Un de mes vieux profs disait souvent «Quand vous entendez dire qu’économiquement il n’y a pas d’autre issue, sachez que vous vous trouvez face à une imposture. L’économie c’est la science des choix, pas de la voie unique !». Le diagramme d’indifférence est enseigné dans les deux ou trois premiers cours de cette discipline ; Il dit que selon un pays et une dotation en facteurs de production donnés, toutes les combinaisons de fabriquer du pain ou des tracteurs, sont économiquement indifférentes. Le choix final s’avère «extra économique». Un autre prof, plus moderne, nous expliquait que la réalité était un puzzle gigantesque dans lequel le Politique (remarquez la majuscule) choisit de nous montrer une partie qu’il a définie comme pertinente afin de gérer le présent et l’avenir selon ce « panorama ». Un Politique différent aurait tout aussi bien pu privilégier un autre bout du puzzle pour établir sa gestion. Le citoyen électeur choisit donc entre des morceaux de puzzle. Un dernier enseignant, aux penchants culinaires, prenait l’exemple des soupes. Un problème de politique économique, disait-il s’avère semblable à une soupe. Le cuistot gouvernant a choisi les ingrédients, les adjuvants, les épices, le récipient, le temps de cuisson, la façon de présenter, de servir, de consommer,… et puis il nous explique que selon, la garbure, l’ouillade, la potée, le minestrone, le gaspacho, le mijet, la bouillabaisse, le miette, la chorba, la soupine … représente la seule version défendable du plat de référence. En fait, il existe une «préférence locale idéologique» qui fait la bonne soupe… locale !

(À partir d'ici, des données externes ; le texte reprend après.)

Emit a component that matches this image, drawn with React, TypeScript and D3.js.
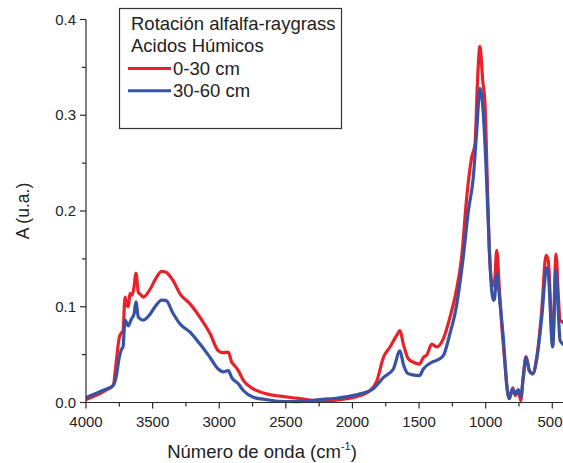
import React from "react";
import * as d3 from "d3";

// FTIR spectra of humic acids, alfalfa-raygrass rotation
const series0to30: [number, number][] = [
  [4000, 0.003], [3950, 0.006], [3900, 0.009], [3850, 0.013], [3795, 0.018],
  [3775, 0.04], [3750, 0.068], [3732, 0.073], [3722, 0.075], [3707, 0.11],
  [3692, 0.102], [3682, 0.1], [3670, 0.114], [3655, 0.112], [3640, 0.12],
  [3625, 0.135], [3607, 0.115], [3591, 0.113], [3570, 0.11], [3520, 0.118],
  [3482, 0.128], [3432, 0.137], [3400, 0.136], [3345, 0.127], [3294, 0.1135],
  [3219, 0.103], [3144, 0.089], [3069, 0.072], [3007, 0.054], [2972, 0.052],
  [2932, 0.0526], [2906, 0.042], [2882, 0.038], [2857, 0.0334], [2819, 0.023],
  [2744, 0.0143], [2644, 0.009], [2544, 0.0066], [2418, 0.0045], [2244, 0.0014],
  [2093, 0.003], [1943, 0.0073], [1868, 0.0125], [1818, 0.022], [1768, 0.047],
  [1718, 0.058], [1668, 0.07], [1643, 0.075], [1618, 0.061], [1581, 0.0457],
  [1543, 0.042], [1498, 0.04], [1468, 0.047], [1440, 0.05], [1405, 0.061],
  [1368, 0.058], [1318, 0.0665], [1268, 0.089], [1223, 0.115], [1180, 0.152],
  [1142, 0.2145], [1105, 0.256], [1080, 0.27], [1063, 0.33], [1043, 0.372],
  [1022, 0.336], [1005, 0.312], [988, 0.232], [968, 0.145], [947, 0.122],
  [934, 0.125], [917, 0.159], [898, 0.12], [880, 0.082], [855, 0.04],
  [838, 0.0125], [823, 0.004], [797, 0.0154], [778, 0.0073], [755, 0.0133],
  [737, 0.002], [718, 0.0264], [697, 0.048], [672, 0.0334], [647, 0.03],
  [617, 0.047], [579, 0.096], [547, 0.1536], [530, 0.148], [497, 0.061],
  [472, 0.155], [454, 0.11], [442, 0.086], [420, 0.084], [400, 0.08],
];

const series30to60: [number, number][] = [
  [4000, 0.005], [3950, 0.008], [3900, 0.011], [3850, 0.014], [3795, 0.018],
  [3775, 0.026], [3750, 0.047], [3732, 0.056], [3722, 0.058], [3707, 0.086],
  [3682, 0.08], [3660, 0.087], [3640, 0.092], [3625, 0.105], [3607, 0.089],
  [3570, 0.086], [3520, 0.092], [3482, 0.1], [3432, 0.107], [3400, 0.1066],
  [3345, 0.0927], [3294, 0.082], [3219, 0.0735], [3144, 0.061], [3069, 0.047],
  [3007, 0.035], [2970, 0.032], [2932, 0.0334], [2906, 0.026], [2857, 0.0195],
  [2819, 0.0125], [2744, 0.0055], [2644, 0.003], [2544, 0.0013], [2418, 0.001],
  [2244, 0.003], [2093, 0.005], [1943, 0.009], [1844, 0.0143], [1768, 0.026],
  [1693, 0.035], [1643, 0.054], [1618, 0.04], [1581, 0.03], [1498, 0.028],
  [1468, 0.035], [1405, 0.042], [1368, 0.044], [1318, 0.049], [1268, 0.072],
  [1223, 0.098], [1168, 0.152], [1130, 0.2], [1093, 0.235], [1067, 0.284],
  [1043, 0.328], [1018, 0.302], [998, 0.249], [973, 0.162], [955, 0.117],
  [943, 0.1066], [934, 0.108], [917, 0.134], [892, 0.103], [868, 0.068],
  [842, 0.0195], [823, 0.004], [797, 0.0143], [778, 0.009], [755, 0.0133],
  [737, 0.0055], [718, 0.026], [697, 0.047], [672, 0.033], [647, 0.03],
  [617, 0.045], [579, 0.089], [542, 0.141], [530, 0.135], [497, 0.058],
  [472, 0.138], [454, 0.0926], [442, 0.065], [420, 0.061], [400, 0.058],
];

const xMajorTicks = [4000, 3500, 3000, 2500, 2000, 1500, 1000, 500];
const xMinorTicks = [3750, 3250, 2750, 2250, 1750, 1250, 750];
const yMajorTicks = [0, 0.1, 0.2, 0.3, 0.4];
const yMinorTicks = [0.05, 0.15, 0.25, 0.35];

const legendTitle = ["Rotación alfalfa-raygrass", "Acidos Húmicos"];
const seriesNames = ["0-30 cm", "30-60 cm"];
const seriesColors = ["#e8222b", "#3953a4"];

const W = 563;
const H = 463;
const FONT = "'Liberation Sans', Arial, Helvetica, sans-serif";
const AXIS = "#2b2b2b";

export default function App() {
  const x = d3.scaleLinear().domain([4000, 400]).range([86, 565.6]);
  const y = d3.scaleLinear().domain([0, 0.4]).range([402.5, 19.5]);

  const line = d3
    .line<[number, number]>()
    .x((d) => x(d[0]))
    .y((d) => y(d[1]))
    .curve(d3.curveMonotoneX);

  const series = [series0to30, series30to60];

  return (
    <svg
      width={W}
      height={H}
      style={{ position: "absolute", left: 0, top: 0, background: "#fff" }}
      fontFamily={FONT}
    >
      <rect width={W} height={H} fill="#fff" />
      <defs>
        <clipPath id="plotClip">
          <rect x={86} y={0} width={W - 86} height={404} />
        </clipPath>
      </defs>

      {/* spectra */}
      <g clipPath="url(#plotClip)" fill="none" strokeWidth={3.2} strokeLinejoin="round" strokeLinecap="round">
        {series.map((s, i) => (
          <path key={i} d={line(s) ?? ""} stroke={seriesColors[i]} />
        ))}
      </g>

      {/* x axis */}
      <g stroke={AXIS} strokeWidth={1.2}>
        <line x1={86} x2={W} y1={y(0)} y2={y(0)} />
        {xMajorTicks.map((t) => (
          <line key={t} x1={x(t)} x2={x(t)} y1={y(0)} y2={y(0) + 6} />
        ))}
        {xMinorTicks.map((t) => (
          <line key={t} x1={x(t)} x2={x(t)} y1={y(0)} y2={y(0) + 4} />
        ))}
      </g>
      <g fontSize={15} fill="#222" textAnchor="middle">
        {xMajorTicks.map((t) => (
          <text key={t} x={Math.min(x(t), W - 13)} y={426.5}>
            {t}
          </text>
        ))}
      </g>

      {/* y axis */}
      <g stroke={AXIS} strokeWidth={1.2}>
        <line x1={86} x2={86} y1={y(0)} y2={y(0.4)} />
        {yMajorTicks.map((t) => (
          <line key={t} x1={86} x2={80} y1={y(t)} y2={y(t)} />
        ))}
        {yMinorTicks.map((t) => (
          <line key={t} x1={86} x2={82} y1={y(t)} y2={y(t)} />
        ))}
      </g>
      <g fontSize={15} fill="#222" textAnchor="end">
        {yMajorTicks.map((t) => (
          <text key={t} x={76} y={y(t) + 5}>
            {d3.format(".1f")(t)}
          </text>
        ))}
      </g>

      {/* axis titles */}
      <text x={262} y={458} fontSize={18.5} fill="#222" textAnchor="middle">
        Número de onda (cm
        <tspan fontSize={11} dy={-8}>-1</tspan>
        <tspan dy={8}>)</tspan>
      </text>
      <text
        transform={`translate(29, ${(y(0) + y(0.4)) / 2}) rotate(-90)`}
        fontSize={17.5}
        fill="#222"
        textAnchor="middle"
      >
        A (u.a.)
      </text>

      {/* legend */}
      <rect x={119.5} y={8.5} width={222} height={120} fill="#fff" stroke="#333" strokeWidth={1.2} />
      <g fontSize={18.5} fill="#222">
        <text x={131} y={30}>{legendTitle[0]}</text>
        <text x={131} y={51.5}>{legendTitle[1]}</text>
        {seriesNames.map((n, i) => (
          <g key={n}>
            <line
              x1={128}
              x2={171}
              y1={68.5 + i * 22.3}
              y2={68.5 + i * 22.3}
              stroke={seriesColors[i]}
              strokeWidth={3}
            />
            <text x={173} y={75 + i * 22.3}>{n}</text>
          </g>
        ))}
      </g>
    </svg>
  );
}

Tout cela pour proclamer que j’en ai marre des pontifiants, pseudo économistes bidons mais surtout politiciens péteux, qui passent leur temps (d’antenne) à discourir sur l’hérésie du ceci ou cela, comme des experts incontestables. La soupe des retraites va donner lieu à une série de recettes dites économiquement équitables ou ineptes selon untel ou untel. Tant que je n’entendrais pas dire, en préambule, «Politiquement j’ai choisi de privilégier …», je zapperai. Parce qu’il s’agit de cela et de rien d’autre ! Au lieu de ce parler vrai, chacun pue le calcul électoral ! Qui osera me dire que le gouvernement ne gère pas son fonds de commerce de voix ? Que Martine ne parle pas à son «marché politique» ? Que Valls ne tente pas d’accrocher une part de marché centriste ?... Victor Hugo parlait de ces procédés falsificateurs des petits maîtres qui vivent de la soumission trop soudaine des peuples. Faire de la Politique pour un dessein humaniste enfin et en assumer les dangers, voilà ce à quoi j’aspire. « Rénover l’espace politique démocratique passera nécessairement par la confrontation avec le dire vrai : une politique adulte ne peut manquer à l’avenir d’être également une épistémologie du courage » (Cynthia FLEURY. La fin du courage. Fayard).